Filed pursuant to Rule 424(b)(3)
Registration Statement No. 333-287060
Prospectus Supplement No. 1
(To Prospectus)
Up to 18,800,000 Ordinary Shares
This prospectus supplement is being filed to update and supplement the information contained in the prospectus (as supplemented or amended from time to time, the “Prospectus”), which forms a part of our Registration Statement on Form F-1 (Registration No. 333-287060), filed with the Securities and Exchange Commission on May 7, 2025. The Prospectus relates to the issuance by VivoPower International PLC of up to 18,800,000 Ordinary Shares in a best efforts offering.

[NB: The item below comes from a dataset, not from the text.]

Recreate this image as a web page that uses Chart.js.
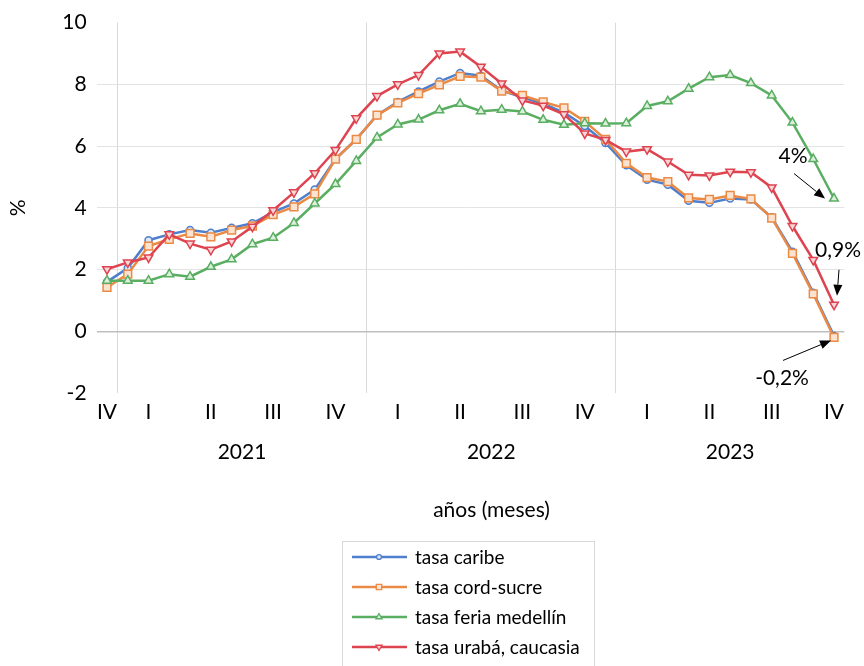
<!DOCTYPE html>
<html lang="es">
<head>
<meta charset="utf-8">
<title>Tasas por región</title>
<script src="https://cdn.jsdelivr.net/npm/chart.js@4.4.1/dist/chart.umd.min.js"></script>
<style>
  html, body { margin: 0; padding: 0; background: #fff; }
  canvas { display: block; }
</style>
</head>
<body>
<canvas id="grafico" width="864" height="666"></canvas>
<script>
// meses: dic 2020 a nov 2023
const meses = [
  'dic 2020',
  'ene 2021', 'feb 2021', 'mar 2021', 'abr 2021', 'may 2021', 'jun 2021',
  'jul 2021', 'ago 2021', 'sep 2021', 'oct 2021', 'nov 2021', 'dic 2021',
  'ene 2022', 'feb 2022', 'mar 2022', 'abr 2022', 'may 2022', 'jun 2022',
  'jul 2022', 'ago 2022', 'sep 2022', 'oct 2022', 'nov 2022', 'dic 2022',
  'ene 2023', 'feb 2023', 'mar 2023', 'abr 2023', 'may 2023', 'jun 2023',
  'jul 2023', 'ago 2023', 'sep 2023', 'oct 2023', 'nov 2023'
];

const trimestres = [
  'IV',
  '', 'I', '', '', 'II', '', '', 'III', '', '', 'IV', '',
  '', 'I', '', '', 'II', '', '', 'III', '', '', 'IV', '',
  '', 'I', '', '', 'II', '', '', 'III', '', '', 'IV'
];

const anios = [
  '',
  '2021', '2021', '2021', '2021', '2021', '2021', '2021', '2021', '2021', '2021', '2021', '2021',
  '2022', '2022', '2022', '2022', '2022', '2022', '2022', '2022', '2022', '2022', '2022', '2022',
  '2023', '2023', '2023', '2023', '2023', '2023', '2023', '2023', '2023', '2023', '2023'
];

const tasaCaribe = [
  1.60,
  2.05, 2.95, 3.14, 3.28, 3.19, 3.35, 3.50, 3.86, 4.14, 4.59, 5.58, 6.22,
  7.00, 7.43, 7.77, 8.09, 8.37, 8.28, 7.80, 7.58, 7.37, 7.08, 6.65, 6.10,
  5.38, 4.91, 4.75, 4.23, 4.16, 4.30, 4.27, 3.69, 2.58, 1.25, -0.15
];

const tasaCordSucre = [
  1.42,
  1.85, 2.76, 2.98, 3.17, 3.06, 3.28, 3.41, 3.78, 4.03, 4.45, 5.58, 6.22,
  7.00, 7.40, 7.70, 7.98, 8.26, 8.23, 7.78, 7.64, 7.43, 7.24, 6.80, 6.22,
  5.44, 4.98, 4.85, 4.32, 4.27, 4.40, 4.29, 3.67, 2.52, 1.21, -0.20
];

const tasaFeriaMedellin = [
  1.64,
  1.64, 1.64, 1.85, 1.77, 2.09, 2.33, 2.82, 3.03, 3.51, 4.14, 4.77, 5.52,
  6.28, 6.70, 6.86, 7.16, 7.37, 7.13, 7.18, 7.12, 6.85, 6.69, 6.74, 6.73,
  6.74, 7.30, 7.45, 7.86, 8.23, 8.30, 8.04, 7.64, 6.76, 5.58, 4.30
];

const tasaUrabaCaucasia = [
  2.01,
  2.23, 2.39, 3.14, 2.84, 2.64, 2.91, 3.39, 3.92, 4.50, 5.12, 5.87, 6.90,
  7.62, 8.00, 8.30, 9.00, 9.06, 8.57, 8.03, 7.48, 7.31, 7.03, 6.41, 6.20,
  5.82, 5.90, 5.50, 5.07, 5.05, 5.17, 5.15, 4.66, 3.41, 2.31, 0.86
];

const FUENTE = 'Lato, "Open Sans", sans-serif';

function serie(label, data, color, relleno, estilo, radio, rotacion, orden) {
  return {
    label,
    data,
    borderColor: color,
    backgroundColor: color,
    borderWidth: 2.5,
    pointStyle: estilo,
    pointRotation: rotacion,
    pointRadius: radio,
    pointBorderWidth: 1.5,
    pointBorderColor: color,
    pointBackgroundColor: relleno,
    tension: 0,
    order: orden,
  };
}

// leyenda en recuadro, en columna, como en el original
const leyendaCaja = {
  id: 'leyendaCaja',
  afterDraw(chart) {
    const ctx = chart.ctx;
    ctx.save();
    ctx.strokeStyle = '#d9d9d9';
    ctx.lineWidth = 1;
    ctx.strokeRect(342.5, 541.5, 252, 130);
    ctx.font = '19px ' + FUENTE;
    ctx.textBaseline = 'middle';
    ctx.textAlign = 'left';
    chart.data.datasets.forEach((ds, i) => {
      const y = 557 + 30 * i;
      ctx.strokeStyle = ds.borderColor;
      ctx.lineWidth = 2.5;
      ctx.beginPath();
      ctx.moveTo(352, y);
      ctx.lineTo(407, y);
      ctx.stroke();
      dibujarMarca(ctx, ds, 379, y, 0.7);
      ctx.fillStyle = '#000';
      ctx.fillText(ds.label, 415, y + 1);
    });
    ctx.restore();
  }
};

function dibujarMarca(ctx, ds, x, y, escala) {
  const r = ds.pointRadius * escala;
  ctx.save();
  ctx.lineWidth = 1.3;
  ctx.strokeStyle = ds.pointBorderColor;
  ctx.fillStyle = ds.pointBackgroundColor;
  ctx.beginPath();
  if (ds.pointStyle === 'circle') {
    ctx.arc(x, y, r, 0, Math.PI * 2);
  } else if (ds.pointStyle === 'rect') {
    const s = r * Math.SQRT1_2;
    ctx.rect(x - s, y - s, 2 * s, 2 * s);
  } else {
    const rot = (ds.pointRotation || 0) * Math.PI / 180;
    for (let k = 0; k < 3; k++) {
      const a = rot - Math.PI / 2 + k * 2 * Math.PI / 3;
      const px = x + Math.cos(a) * r;
      const py = y + Math.sin(a) * r;
      if (k === 0) ctx.moveTo(px, py); else ctx.lineTo(px, py);
    }
    ctx.closePath();
  }
  ctx.fill();
  ctx.stroke();
  ctx.restore();
}

// años centrados bajo sus meses y título del eje x
const etiquetasAnio = {
  id: 'etiquetasAnio',
  afterDraw(chart) {
    const ctx = chart.ctx;
    const x = chart.scales.x;
    const area = chart.chartArea;
    ctx.save();
    ctx.font = '21px ' + FUENTE;
    ctx.fillStyle = '#000';
    ctx.textAlign = 'center';
    ctx.textBaseline = 'middle';
    let inicio = 0;
    for (let i = 1; i <= anios.length; i++) {
      if (i === anios.length || anios[i] !== anios[inicio]) {
        if (anios[inicio]) {
          const cx = (x.getPixelForValue(inicio) + x.getPixelForValue(i - 1)) / 2;
          ctx.fillText(anios[inicio], cx, area.bottom + 59);
        }
        inicio = i;
      }
    }
    ctx.fillText('años (meses)', (area.left + area.right) / 2 + 21, area.bottom + 117);
    ctx.restore();
  }
};

// rótulos con flecha para el último dato
const rotulosFinales = {
  id: 'rotulosFinales',
  afterDraw(chart) {
    const ctx = chart.ctx;
    const ultimo = meses.length - 1;
    const notas = [
      { ds: 2, texto: '4%', tx: -41, ty: -42, desde: [-40, -25], hasta: [-9, 0] },
      { ds: 3, texto: '0,9%', tx: 4, ty: -54, desde: [5, -35], hasta: [3, -9] },
      { ds: 1, texto: '-0,2%', tx: -52, ty: 41, desde: [-51, 23], hasta: [-3, 3] },
    ];
    ctx.save();
    ctx.font = '21px ' + FUENTE;
    ctx.textAlign = 'center';
    ctx.textBaseline = 'middle';
    notas.forEach((n) => {
      const p = chart.getDatasetMeta(n.ds).data[ultimo];
      ctx.fillStyle = '#000';
      ctx.fillText(n.texto, p.x + n.tx, p.y + n.ty);
      const x0 = p.x + n.desde[0], y0 = p.y + n.desde[1];
      const x1 = p.x + n.hasta[0], y1 = p.y + n.hasta[1];
      flecha(ctx, x0, y0, x1, y1);
    });
    ctx.restore();
  }
};

function flecha(ctx, x0, y0, x1, y1) {
  const ang = Math.atan2(y1 - y0, x1 - x0);
  const largo = 11, ancho = 4.5;
  const bx = x1 - Math.cos(ang) * largo;
  const by = y1 - Math.sin(ang) * largo;
  ctx.strokeStyle = '#000';
  ctx.lineWidth = 1;
  ctx.beginPath();
  ctx.moveTo(x0, y0);
  ctx.lineTo(bx, by);
  ctx.stroke();
  ctx.fillStyle = '#000';
  ctx.beginPath();
  ctx.moveTo(x1, y1);
  ctx.lineTo(bx + Math.sin(ang) * ancho, by - Math.cos(ang) * ancho);
  ctx.lineTo(bx - Math.sin(ang) * ancho, by + Math.cos(ang) * ancho);
  ctx.closePath();
  ctx.fill();
}

new Chart(document.getElementById('grafico'), {
  type: 'line',
  data: {
    labels: meses,
    datasets: [
      serie('tasa caribe', tasaCaribe, '#4F7FCC', '#dfe8f7', 'circle', 3.5, 0, 3),
      serie('tasa cord-sucre', tasaCordSucre, '#EB8A45', '#fbe3d2', 'rect', 5.5, 0, 2),
      serie('tasa feria medellín', tasaFeriaMedellin, '#5AAE61', '#dcefdd', 'triangle', 5, 0, 1),
      serie('tasa urabá, caucasia', tasaUrabaCaucasia, '#DE4450', '#f8d6d8', 'triangle', 5, 180, 0),
    ],
  },
  options: {
    responsive: false,
    animation: false,
    layout: {
      padding: { left: 0, right: 19.6, top: 18, bottom: 128 },
    },
    plugins: {
      legend: { display: false },
      tooltip: { enabled: false },
    },
    scales: {
      x: {
        offset: true,
        grid: {
          offset: true,
          drawTicks: false,
          color: (ctx) => ([1, 13, 25].includes(ctx.index) ? '#d9d9d9' : 'rgba(0,0,0,0)'),
        },
        border: { display: false },
        ticks: {
          autoSkip: false,
          maxRotation: 0,
          padding: 6.5,
          color: '#000',
          font: { family: FUENTE, size: 21 },
          callback: (value, index) => trimestres[index],
        },
        afterFit: (scale) => { scale.height = 145; },
      },
      y: {
        min: -2,
        max: 10,
        grid: {
          drawTicks: false,
          lineWidth: (ctx) => (ctx.tick && ctx.tick.value === 0 ? 1.5 : 1),
          color: (ctx) => {
            const v = ctx.tick ? ctx.tick.value : null;
            if (v === 0) return '#bfbfbf';
            if (v > 0 && v < 10) return '#e3e3e3';
            return 'rgba(0,0,0,0)';
          },
        },
        border: { display: false },
        ticks: {
          stepSize: 2,
          padding: 10,
          color: '#000',
          font: { family: FUENTE, size: 21 },
        },
        title: {
          display: true,
          text: '%',
          color: '#000',
          font: { family: FUENTE, size: 21 },
          padding: { top: 6, bottom: 0 },
        },
        afterFit: (scale) => { scale.width = 96.6; },
      },
    },
  },
  plugins: [etiquetasAnio, leyendaCaja, rotulosFinales],
});
</script>
</body>
</html>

This prospectus supplement updates and supplements the information in the Prospectus and is not complete without, and may not be delivered or utilized except in combination with, the Prospectus, including any amendments or supplements thereto. This prospectus supplement should be read in conjunction with the Prospectus and if there is any inconsistency between the information in the Prospectus and this prospectus supplement, you should rely on the information in this prospectus supplement.
As disclosed in the Prospectus, the offering was originally scheduled to terminate fifteen days following the date of the Placement Agency Agreement. We are hereby extending the offering period, and the offering will now terminate on July 7, 2025, which may be extended for a further 15 business day period upon mutual consent by the Company and Chardan, unless terminated earlier by us in our sole discretion. This extension has been made to allow for a reasonable time for the Company to conclude discussions with potential strategic digital asset industry investors.
Our Ordinary Shares are listed on The Nasdaq Capital Market (“Nasdaq”) under the symbol “VVPR.” The last sale price of our Ordinary Shares on Nasdaq on June 12, 2025 was $5.57 per share.
We may further amend or supplement the Prospectus and this prospectus supplement from time to time by filing amendments or supplements as required. You should read the entire Prospectus, this prospectus supplement and any amendments or supplements carefully before you make your investment decision.
Investing in our securities involves a high degree of risk. See “Risk Factors” beginning on page 9 of the Prospectus for a discussion of information that should be considered in connection with an investment in our securities.
Neither the U.S. Securities and Exchange Commission nor any other regulatory body has approved or disapproved of these securities or determined if this prospectus supplement or the Prospectus is truthful or complete. Any representation to the contrary is a criminal offense.
The date of this prospectus supplement is June 13, 2025.